Bicycle-delivery—once the mainstay of quick pizza or chop suey dispatches—is an increasingly appealing option for small grocery businesses. One such outfit, Brooklyn-based Quinciple, aims to “bring the farmers’ market to you” via cargo tricycles. Subscribers in New York receive a weekly box with items such as hand-cured bacon (from pasture-raised pigs, natch), local buttermilk, and seasonal produce from the area. In Los Angeles, Red Bread peddles a similar service of local goods and produce via electric bicycles, with the added bonus of house-baked breads and specialty jams made by co-owner and lawyer-turned-master-preserver, Rose Lawrence.
Perhaps the most unique alternative grocery delivery service in the country is offered by the Vermont Sail Freight Project, where a flat-bottom, solar-power barge will transport food from Lake Champlain, VT, and upstate New York down the canal network and the Hudson River to New York City this fall. Following a successful Kickstarter campaign, the zero-emissions barge, which the team is currently building and testing, will launch in September with up to twelve tons of goods. Project Director Erik Andrus intends to call attention to this historic shipping route and method by procuring a fall bounty of apples, cabbages, potatoes, squash, dry beans and grains, as well as pickled vegetables, jams, and sauces. Consumers can pre-order online and then follow their order via “barge tracker” to determine the exact date and closest port of call for delivery along the Hudson and at various ports in New York City.

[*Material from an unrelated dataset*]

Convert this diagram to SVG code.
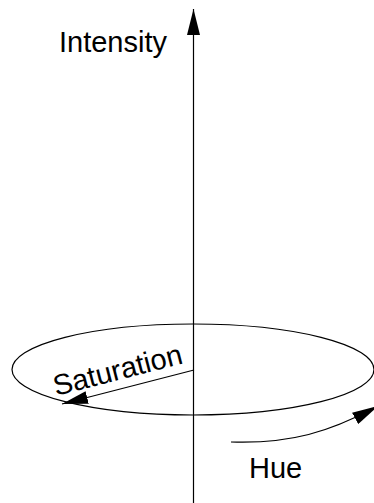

These alternative examples represent only a tiny fraction of food delivery in the U.S., but increasing interest in sustainable food sourcing and reducing our collective carbon footprint suggests that more companies, especially big grocery chains, will follow suit with electric or hybrid trucks and other alternative transportation methods. In the meantime, Whole Foods in Philadelphia recently launched the South Street Bike Delivery for customers in the area. These are small changes, but the wheels are moving in the right direction.